In early 2001, the Dubai Supply Authority signed up to supply Spic with 40,000 million British thermal units a day of natural gas for an initial period of 15 years.
"We have had discussions with Dolphin Energy and they have agreed to provide natural gas until Dubai begins to do so," Dr A.C. Muthiah, Spic's chairman in India, told Gulf News yesterday.
SFCL is a joint venture between the South India agribusiness major Spic and the Dubai-based ETA. The project, at the Jebel Ali Free Zone, was conceived in 1996 with an initial investment of $160 million but has been revised and another $30-$40 million pumped in.
"Currently, the project is 60 to 70 per cent complete and it will be ready in about 12-15 months. We are waiting for gas supplies but the prospects look good," Muthiah said.

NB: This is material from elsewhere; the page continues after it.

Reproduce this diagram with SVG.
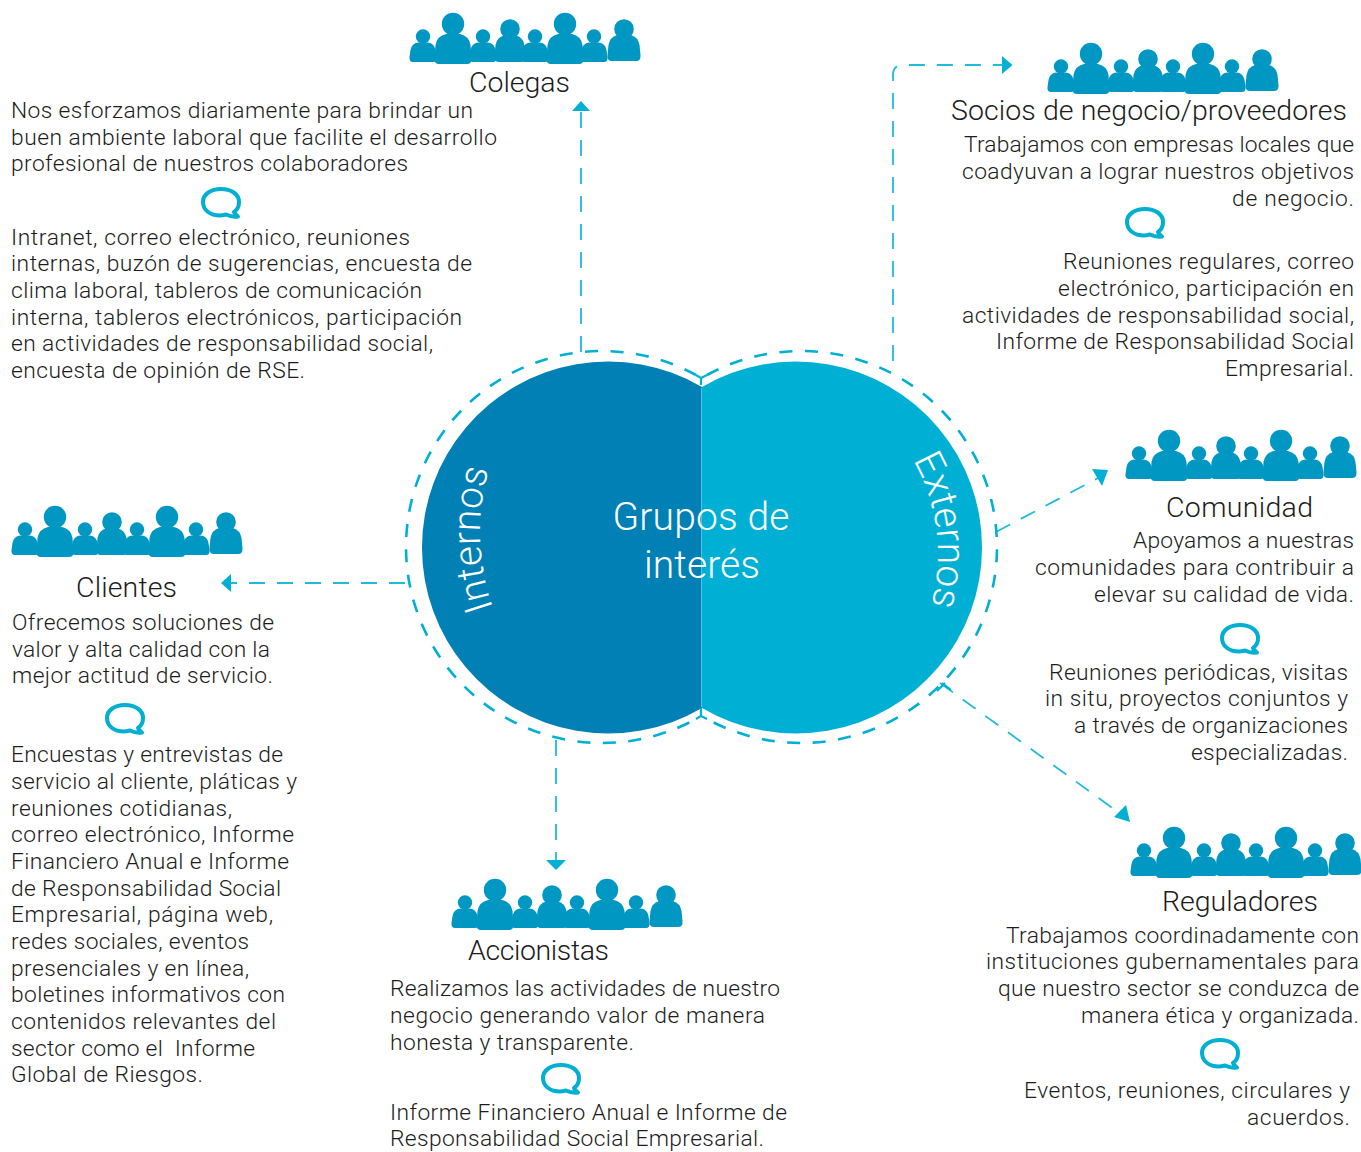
<svg xmlns="http://www.w3.org/2000/svg" width="1361" height="1152" viewBox="0 0 1361 1152">
<style>
text{font-family:Roboto,"Noto Sans","Liberation Sans",sans-serif;font-weight:300;fill:#1c1c1c;font-size:22.800px}
.h{font-size:28.500px}
.m{text-anchor:middle}
.w{fill:#fff;font-size:39px}
.c{fill:none;stroke:#1fbbdb;stroke-width:1.8;stroke-dasharray:16 12}
.d{fill:none;stroke:#00b0d4;stroke-width:2.6;stroke-dasharray:13 12.5}
.t{fill:none;stroke:#00b0d4;stroke-width:2.2}
.a{fill:#00b0d4}
.b{fill:none;stroke:#00afd2;stroke-width:4;stroke-linejoin:round}
.p{fill:#0097c3}
</style>
<defs>
<g id="ps" class="p"><circle cy="-25.5" r="7.200"/><path d="M-10 0Q-14 0-13.500-5L-12.500-12Q-11.500-18.500-5-19.500L5-19.500Q11.500-18.500 12.500-12L13.500-5Q14 0 10 0Z"/></g>
<g id="pb" class="p"><circle cy="-40" r="11.200"/><path d="M-14 0Q-19 0-18.500-6L-17.500-19Q-16-28-7-30L7-30Q16-28 17.500-19L18.500-6Q19 0 14 0Z"/></g>
<g id="pm" class="p"><circle cy="-33" r="9.800"/><path d="M-11 0Q-16 0-15.500-6L-14.500-17Q-13-25-6-26.500L6-26.500Q13-25 14.500-17L15.500-6Q16 0 11 0Z"/></g>
<g id="crowd">
<use href="#ps" x="13" y="49"/><use href="#ps" x="73" y="49"/><use href="#ps" x="125" y="49"/><use href="#ps" x="184" y="49"/>
<use href="#pm" x="100" y="49"/><use href="#pb" x="43" y="51"/><use href="#pb" x="155" y="51"/>
<g transform="translate(214 48)"><circle cy="-32" r="9.800" class="p"/><path class="p" d="M-12 0Q-17 0-16.500-6L-15.500-16Q-14-24-7-26L7-26Q14-24 15.500-16L16.500-6Q17 0 12 0Z"/></g>
</g>
<path id="bubble" class="b" d="M-1 12.500C-11 12.500-18 7-18-1C-18-9-10-14 0-14C10-14 18-9 18-1C18 3 16 7 13 9C14 11 15 12 17 13.500C13 14 8 13 5 11.500C3 12 1 12.500-1 12.500Z"/>
</defs>

<g id="conectores">
<path class="c" d="M581 352V111"/><path class="a" d="M581 101L590 111H572Z"/>
<path class="c" stroke-dashoffset="22" d="M893 367V75Q893 65 903 65H1003"/><path class="a" d="M1012.500 65L1002 56V74Z"/>
<path class="c" d="M996 532L1100 477"/><path class="a" d="M1108 470L1092 469L1102 486Z"/>
<path class="c" d="M940 683L1122 815"/><path class="a" d="M1130 822L1114 817L1126 805Z"/>
<path class="c" d="M405 583H230"/><path class="a" d="M221 583L231 574V592Z"/>
<path class="c" d="M556 740V860"/><path class="a" d="M556 870L546 860H566Z"/>
</g>

<g id="centro">
<path d="M702 387A186 186 0 1 0 702 708Z" fill="#0080b4"/>
<path d="M702 387A186 186 0 1 1 702 708Z" fill="#00b0d4"/>
<path d="M701.500 388V707" stroke="#7fd8ea" stroke-width="0.7" fill="none"/>
<path class="d" d="M696 375A196 196 0 1 0 696 719"/>
<path class="d" d="M707 375A196 196 0 1 1 707 719"/>
<path class="t" d="M701 385V378L696 375M701 378L707 375M701 708V716L696 719M701 716L707 719M937 691L945 683M942 683L951 690"/>
<path id="pi" d="M493 608A230 230 0 0 1 493 456" fill="none"/>
<path id="pe" d="M913 460A190 190 0 0 1 924 626" fill="none"/>
<text class="w"><textPath href="#pi">Internos</textPath></text>
<text class="w"><textPath href="#pe">Externos</textPath></text>
<text class="w m" x="701" y="530" textLength="177">Grupos de</text>
<text class="w m" x="702" y="578" textLength="116">interés</text>
</g>

<g id="colegas">
<use href="#crowd" x="410" y="13"/>
<text class="h" x="469" y="92" textLength="101">Colegas</text>
<text x="11" y="118" textLength="462">Nos esforzamos diariamente para brindar un</text>
<text x="11" y="145" textLength="486">buen ambiente laboral que facilite el desarrollo</text>
<text x="11" y="171" textLength="397">profesional de nuestros colaboradores</text>
<use href="#bubble" x="221" y="203"/>
<text x="11" y="245" textLength="399">Intranet, correo electrónico, reuniones</text>
<text x="11" y="271" textLength="461">internas, buzón de sugerencias, encuesta de</text>
<text x="11" y="298" textLength="411">clima laboral, tableros de comunicación</text>
<text x="11" y="325" textLength="451">interna, tableros electrónicos, participación</text>
<text x="11" y="351" textLength="422">en actividades de responsabilidad social,</text>
<text x="11" y="378" textLength="294">encuesta de opinión de RSE.</text>
</g>

<g id="socios">
<use href="#crowd" x="1048" y="43"/>
<text class="h" x="951" y="120" textLength="396">Socios de negocio/proveedores</text>
<text x="964" y="152" textLength="390">Trabajamos con empresas locales que</text>
<text x="962" y="179" textLength="392">coadyuvan a lograr nuestros objetivos</text>
<text x="1232" y="206" textLength="122">de negocio.</text>
<use href="#bubble" x="1145" y="223"/>
<text x="1063" y="269" textLength="291">Reuniones regulares, correo</text>
<text x="1058" y="296" textLength="296">electrónico, participación en</text>
<text x="962" y="323" textLength="392">actividades de responsabilidad social,</text>
<text x="996" y="349" textLength="358">Informe de Responsabilidad Social</text>
<text x="1225" y="376" textLength="129">Empresarial.</text>
</g>

<g id="comunidad">
<use href="#crowd" x="1126" y="430"/>
<text class="h" x="1166" y="517" textLength="147">Comunidad</text>
<text x="1133" y="548" textLength="221">Apoyamos a nuestras</text>
<text x="1035" y="575" textLength="319">comunidades para contribuir a</text>
<text x="1094" y="602" textLength="260">elevar su calidad de vida.</text>
<use href="#bubble" x="1240" y="639"/>
<text x="1049" y="680" textLength="299">Reuniones periódicas, visitas</text>
<text x="1045" y="706" textLength="303">in situ, proyectos conjuntos y</text>
<text x="1074" y="733" textLength="274">a través de organizaciones</text>
<text x="1191" y="760" textLength="157">especializadas.</text>
</g>

<g id="reguladores">
<use href="#crowd" x="1131" y="827"/>
<text class="h" x="1162" y="911" textLength="156">Reguladores</text>
<text x="1006" y="943" textLength="353">Trabajamos coordinadamente con</text>
<text x="986" y="969" textLength="373">instituciones gubernamentales para</text>
<text x="998" y="996" textLength="361">que nuestro sector se conduzca de</text>
<text x="1081" y="1023" textLength="278">manera ética y organizada.</text>
<use href="#bubble" x="1220" y="1054"/>
<text x="1024" y="1098" textLength="326">Eventos, reuniones, circulares y</text>
<text x="1247" y="1125" textLength="103">acuerdos.</text>
</g>

<g id="clientes">
<use href="#crowd" x="12" y="506"/>
<text class="h" x="76" y="597" textLength="101">Clientes</text>
<text x="12" y="630" textLength="262">Ofrecemos soluciones de</text>
<text x="12" y="657" textLength="258">valor y alta calidad con la</text>
<text x="12" y="683" textLength="261">mejor actitud de servicio.</text>
<use href="#bubble" x="125" y="719"/>
<text x="11" y="762" textLength="272">Encuestas y entrevistas de</text>
<text x="11" y="789" textLength="286">servicio al cliente, pláticas y</text>
<text x="11" y="816" textLength="221">reuniones cotidianas,</text>
<text x="11" y="842" textLength="283">correo electrónico, Informe</text>
<text x="11" y="869" textLength="278">Financiero Anual e Informe</text>
<text x="11" y="896" textLength="270">de Responsabilidad Social</text>
<text x="11" y="922" textLength="262">Empresarial, página web,</text>
<text x="11" y="949" textLength="238">redes sociales, eventos</text>
<text x="11" y="976" textLength="238">presenciales y en línea,</text>
<text x="11" y="1002" textLength="274">boletines informativos con</text>
<text x="11" y="1029" textLength="265">contenidos relevantes del</text>
<text x="11" y="1056" textLength="244" xml:space="preserve">sector como el  Informe</text>
<text x="11" y="1082" textLength="192">Global de Riesgos.</text>
</g>

<g id="accionistas">
<use href="#crowd" x="452" y="879"/>
<text class="h" x="468" y="960" textLength="141">Accionistas</text>
<text x="390" y="996" textLength="390">Realizamos las actividades de nuestro</text>
<text x="390" y="1023" textLength="375">negocio generando valor de manera</text>
<text x="390" y="1050" textLength="244">honesta y transparente.</text>
<use href="#bubble" x="561" y="1079"/>
<text x="390" y="1119.500" textLength="397">Informe Financiero Anual e Informe de</text>
<text x="390" y="1146.200" textLength="374">Responsabilidad Social Empresarial.</text>
</g>
</svg>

"Dubai will begin supplies when they have surplus gas," added Muthiah, who was leading a high-level business delegation from India to the UAE.
Some 600,000 tonnes a day of ammonia and 1,200 of prilled urea will be produced at the plant, most of which will be exported to India under a firm buyback arrangement between Spic India and SPCL.
Construction of the plant began at Jebel Ali in 1998 after Spic brought in a second-hand fertiliser plant from Sri Lanka but the project moved slowly due to the high level of naphtha prices and the absence of assured gas supplies.
The $1 billion Spic India Group's other project in the Middle East is in Jordan and produces more than 200,000 metric tonnes of phosphoric acid. "The project is going ahead very well," Muthiah said.
The UK's M.W. Kellogg is the prime engineering contractor for the ammonia plant project while Dutch company Stamicarbon BV is the technology provider for the urea plant. SpicSMO and Technip India are also involved in the project.
This is the first urea/ammonia project of any Indian company overseas.